In a way, it's almost like two books. One is a tediously, almost painfully detailed survival novel. If the book were entirely like the "present day" sections, I wouldn't have liked it all that much. But the flashbacks are far better, and give a much more detailed idea of what the shrinking process must have been like for him. These are the best written parts of the book, and I found myself tuning out during the present day sections. I think Matheson put a good deal of thought into exactly how shrinking like this would affect a person, and others' perspective of them.

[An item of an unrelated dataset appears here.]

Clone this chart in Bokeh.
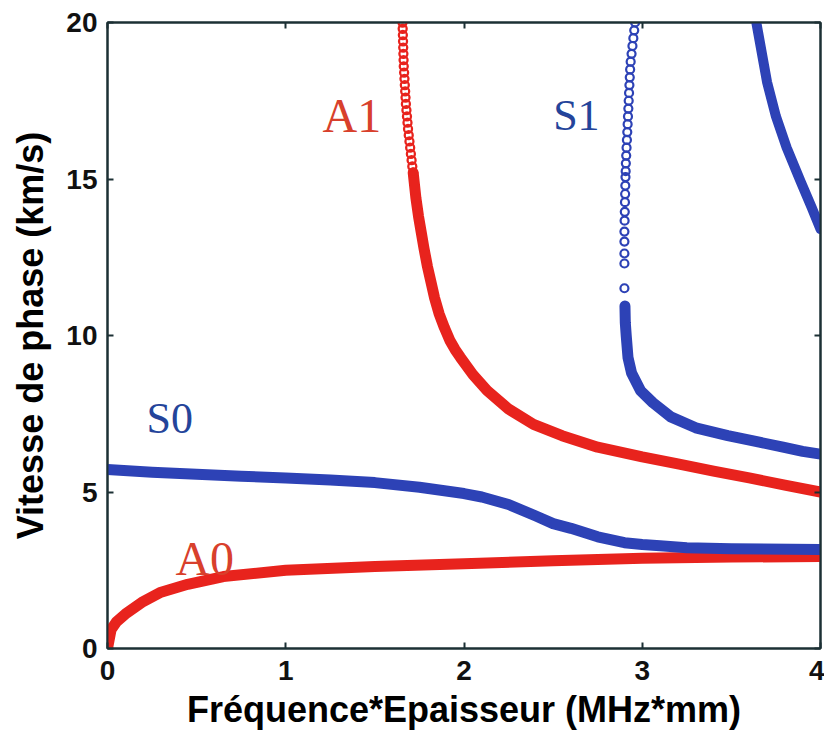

But it really would have been helpful if Scott were sympathetic. I get that he's under a lot of stress and has some traumatizing experiences while shrinking, but he brings most of that on himself. This is where "product of its time" comes into play. The book was first published in 1956, and it frames a crisis of masculinity in a very 50s, white, suburban, middle class sort of way. A modern man, by way of contrast, wouldn't wait until the family was in dire financial straits before "allowing" his wife to work at all. He might also be able to see his wife in terms broader than merely her sexual availability to him, and have more than a passing interest in his own daughter. It is, admittedly, the sort of attitude that I'm not surprised to see in a character written in the 50s, but it was this, as well as his thoughtless, needless risk taking, that made him almost entirely unsympathetic to me. Perfect example, from the end of the book. Scott is now small enough that he lives inside a dollhouse. He's alone in the room and notices that the outside door is ajar. So he decides to shut it on his own. Disaster ensues, naturally, but I was astonished at his complete inability to even guess that it might be a bad idea.